Por M. Javiera Aguirre Romero
Periodista, doctoranda en Ética y Política
Barcelona, España, octubre 2009
Foto: V. Nuñez
En general, cuando vemos alterada nuestra vida en algún sentido intentamos reestablecer lo que consideramos que es el orden en ella, y dentro de ese orden el dolor habitualmente es considerado una alteración: ya sea dolor físico o dolor existencial, pareciera que la reacción natural es intentar erradicarlo, aminorarlo o simplemente negarlo, como forma de protegernos tanto de su experiencia como de sus consecuencias. Por otra parte, el dolor es objetivo de estudio desde hace mucho tiempo, por diferentes culturas y sociedades y desde diferentes perspectivas (medicina, sociología, neurobiología, psicología, filosofía, etc.) No es extraño, por tanto, que la primera definición que da la Real Academia de la Lengua Española deje en claro que se trata de un tema amplio. Lo define como una “Sensación molesta y aflictiva de una parte del cuerpo por causa interior o exterior”.
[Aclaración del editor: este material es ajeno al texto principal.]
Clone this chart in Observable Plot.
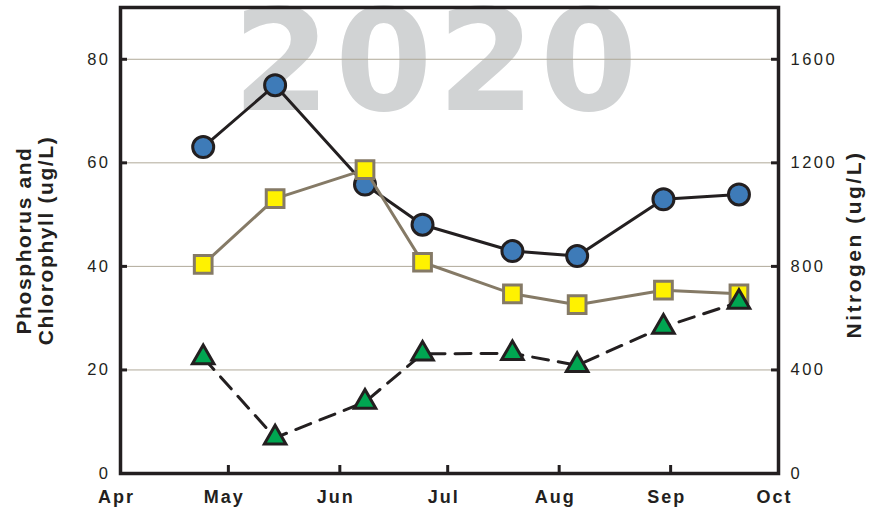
<!DOCTYPE html>
<html><head><meta charset="utf-8">
<script src="https://cdn.jsdelivr.net/npm/d3@7"></script>
<script src="https://cdn.jsdelivr.net/npm/@observablehq/plot@0.6"></script>
<style>
body{margin:0;background:#fff}
svg{font-family:"Liberation Sans",Arial,Helvetica,sans-serif}
</style>
</head><body><div id="chart"></div>
<script>
// ---- data ----
const sampleDates = ["2020-04-24","2020-05-14","2020-06-08","2020-06-24","2020-07-19","2020-08-06","2020-08-30","2020-09-20"];
const nitrogen    = [1261, 1500, 1116, 961, 859, 840, 1059, 1078];   // ug/L (right axis)
const phosphorus  = [40.4, 53.1, 58.7, 40.8, 34.7, 32.6, 35.4, 34.7]; // ug/L (left axis)
const chlorophyll = [22.4, 6.9, 13.8, 23.1, 23.2, 20.9, 28.3, 33.1];  // ug/L (left axis)
const monthTicks  = ["2020-04-01","2020-05-01","2020-06-01","2020-07-01","2020-08-01","2020-09-01","2020-10-01"];
const monthLabels = ["Apr","May","Jun","Jul","Aug","Sep","Oct"];
const leftTicks   = [0, 20, 40, 60, 80];
const rightTicks  = [0, 400, 800, 1200, 1600];
const gridTicks   = [20, 40, 60, 80];
const leftTitle   = "Phosphorus and\nChlorophyll (ug/L)";
const rightTitle  = "Nitrogen (ug/L)";
const yearLabel   = "2020";
const leftMax = 90, nitrogenRatio = 20;

// ---- build tables ----
const dates = sampleDates.map(s => new Date(s));
const tDates = monthTicks.map(s => new Date(s));
const labelOf = new Map(tDates.map((d, i) => [+d, monthLabels[i]]));
const nData = dates.map((d, i) => ({date: d, v: nitrogen[i] / nitrogenRatio}));
const pData = dates.map((d, i) => ({date: d, v: phosphorus[i]}));
const cData = dates.map((d, i) => ({date: d, v: chlorophyll[i]}));
const rightTickPos = rightTicks.map(v => v / nitrogenRatio);

const W = 884, H = 512, mL = 120, mR = 106, mT = 7, mB = 39;
const frameW = W - mL - mR, frameH = H - mT - mB;
const ink = "#231f20";

const chart = Plot.plot({
  width: W, height: H,
  marginLeft: mL, marginRight: mR, marginTop: mT, marginBottom: mB,
  x: {type: "utc", domain: [tDates[0], tDates[tDates.length - 1]]},
  y: {domain: [0, leftMax]},
  marks: [
    Plot.text([yearLabel], {text: d => d, frameAnchor: "top", lineAnchor: "top", dx: -12, dy: 3,
      fontSize: 140, fontWeight: "bold", fontFamily: "'DejaVu Sans', sans-serif", fill: "#d1d3d4"}),
    Plot.gridY(gridTicks, {stroke: "#b0a999", strokeOpacity: 1, strokeWidth: 1}),
    Plot.frame({stroke: ink, strokeWidth: 3.5}),
    Plot.tickY(leftTicks, {y: d => d, insetRight: frameW - 7, stroke: ink, strokeWidth: 3}),
    Plot.tickY(rightTickPos, {y: d => d, insetLeft: frameW - 7, stroke: ink, strokeWidth: 3}),
    Plot.tickX(tDates, {x: d => d, insetTop: frameH - 8, stroke: ink, strokeWidth: 3}),
    Plot.axisY(leftTicks, {anchor: "left", tickSize: 0, tickPadding: 10, fontSize: 16.5, color: ink, label: null}),
    Plot.axisY(rightTickPos, {anchor: "right", tickSize: 0, tickPadding: 12, fontSize: 16.5, color: ink, label: null,
      tickFormat: d => String(Math.round(d * nitrogenRatio))}),
    Plot.axisX(tDates, {anchor: "bottom", tickSize: 0, tickPadding: 17, fontSize: 18, fontWeight: "bold", color: ink,
      label: null, dx: -4, tickFormat: d => labelOf.get(+d)}),
    Plot.text([leftTitle], {text: d => d, frameAnchor: "left", rotate: -90, dx: -86, fontSize: 21, fontWeight: "bold",
      lineHeight: 1.05, lineAnchor: "middle", textAnchor: "middle", fill: ink}),
    Plot.text([rightTitle], {text: d => d, frameAnchor: "right", rotate: -90, dx: 76, dy: 4, fontSize: 21, fontWeight: "bold",
      lineAnchor: "middle", textAnchor: "middle", fill: ink}),
    // Nitrogen
    Plot.line(nData, {x: "date", y: "v", stroke: ink, strokeWidth: 3}),
    Plot.dot(nData, {x: "date", y: "v", r: 10.5, symbol: "circle", fill: "#3e7bb8", stroke: ink, strokeWidth: 3}),
    // Phosphorus
    Plot.line(pData, {x: "date", y: "v", stroke: "#857a66", strokeWidth: 3}),
    Plot.dot(pData, {x: "date", y: "v", r: 10, symbol: "square", fill: "#fff200", stroke: "#857a66", strokeWidth: 3}),
    // Chlorophyll
    Plot.line(cData, {x: "date", y: "v", stroke: ink, strokeWidth: 3, strokeDasharray: "16,10"}),
    Plot.dot(cData, {x: "date", y: "v", r: 8, symbol: "triangle", fill: "#00a651", stroke: ink, strokeWidth: 3})
  ]
});

const svg = chart;
svg.querySelectorAll("text").forEach(t => {
  const s = t.textContent;
  if (s === yearLabel) t.setAttribute("letter-spacing", 5);
  else if (s === rightTitle) t.setAttribute("letter-spacing", 2.5);
});
svg.querySelectorAll('[aria-label="text"] text').forEach(t => {
  if (t.textContent !== yearLabel && t.textContent !== rightTitle) t.setAttribute("letter-spacing", 1.6);
});
svg.querySelectorAll('[aria-label="y-axis tick label"] text').forEach(t => t.setAttribute("letter-spacing", 2.5));
svg.querySelectorAll('[aria-label="x-axis tick label"] text').forEach(t => t.setAttribute("letter-spacing", 2));
document.getElementById("chart").appendChild(chart);
</script>
</body></html>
Y aunque se trate de una molestia por causa externa o interna, y nos aproximemos a ella desde la medicina o la sociología, seguramente a nadie extrañará la afirmación de que constantemente intentamos estar lejos del dolor, evadirlo como de lugar. Y sin embargo, el dolor es parte de la vida desde el comienzo de ella: el parto es con dolor, crecer produce dolor, cambiar, tomar decisiones, incluso amar duele. Y aún cuando el dolor es naturalmente parte de la vida, no lo asumimos como un proceso propio de ella sino que intentamos huir, alejarnos de él.
En la dinámica que hemos desarrollado en nuestra relación con el sufrimiento, ya sea evadiéndolo, creando mecanismos de defensa para protegernos de él, dejándolo que actúe, enfrentándolo o permitiendo que nos aplaste, ha habido una enorme influencia de las culturas y por supuesto, de las religiones. No tiene el mismo significado el dolor para una persona de Oriente que de Occidente, dadas las diferencias culturales y religiosas, maneras de interpretar el mundo que no son estáticas puesto que a su vez cambian con el tiempo. Pero todos luchamos con el dolor en algún sentido. Hay quienes niegan los conflictos para evitarlo; otros creen que enfrentando cara a cara los problemas se pueden evitar o minimizar los efectos del dolor.
Y aunque parezca una alteración de nuestra vida, el dolor es una llamada de atención que nos obliga a estar alerta, que nos invita a reaccionar. Esa reacción no significa necesariamente evitar el dolor, aunque ese sea el movimiento instintivo. Se trata de una alarma interior. Es interesante ver cómo desde esta perspectiva el dolor sale de la habitual connotación negativa para transformarse en una fuente que nos alerta de nuestra situación interior cuando está enferma, la que tantas veces queda camuflada por los acontecimientos y las preocupaciones exteriores.
Hay personas que sufren porque tienen el umbral del dolor físico bajo. Eso les acarrea dificultades porque les impide darse cuenta de que algo les pasa; por ejemplo, si un niño con el umbral del dolor bajo se cae y golpea la cabeza, al no sentir dolor puede dejar pasar el tiempo sin decirle a su madre que ha sufrido un golpe que puede ser grave. O un adulto que tiene esta condición debe de estar atento a los golpes o a las heridas que se haga porque puede no dar importancia a alguna que luego le traerá dificultades o problemas mayores.
Pues bien, así de delicado sería no sentir dolor existencial, sería un riesgo enorme el no sentir la alarma de que algo está sucediendo para poner en ello atención y cuidado. No se trata de dejar que el dolor arrase con nosotros, sino de tal vez detenernos un momento para identificarlo por tratarse de la alarma que nos permite cuidar de nuestros procesos, sentires y estar atentos a nuestros cambios.
Los cuidados preventivos o paliativos de los dolores existenciales son de gran ayuda, pero no lo es tanto intentar que el dolor no exista porque de ser así nos quedaríamos sin la alarma de nuestros procesos interiores. No se trata de acabar con el dolor sino de asumirlo, porque hay dolores que no se acaban, como por ejemplo, cuando muere un ser querido. Pero para asumir, aceptar y canalizar es necesario mirar de frente el sufrimiento, así como el vacío que da origen al mismo. Porque la raíz de cualquier dolor existencial finalmente es la sensación de vacío y sinsentido existencial que vale la pena mirar de frente y no tapar con falsos paliativos que no hacen sino confirmar el vacío.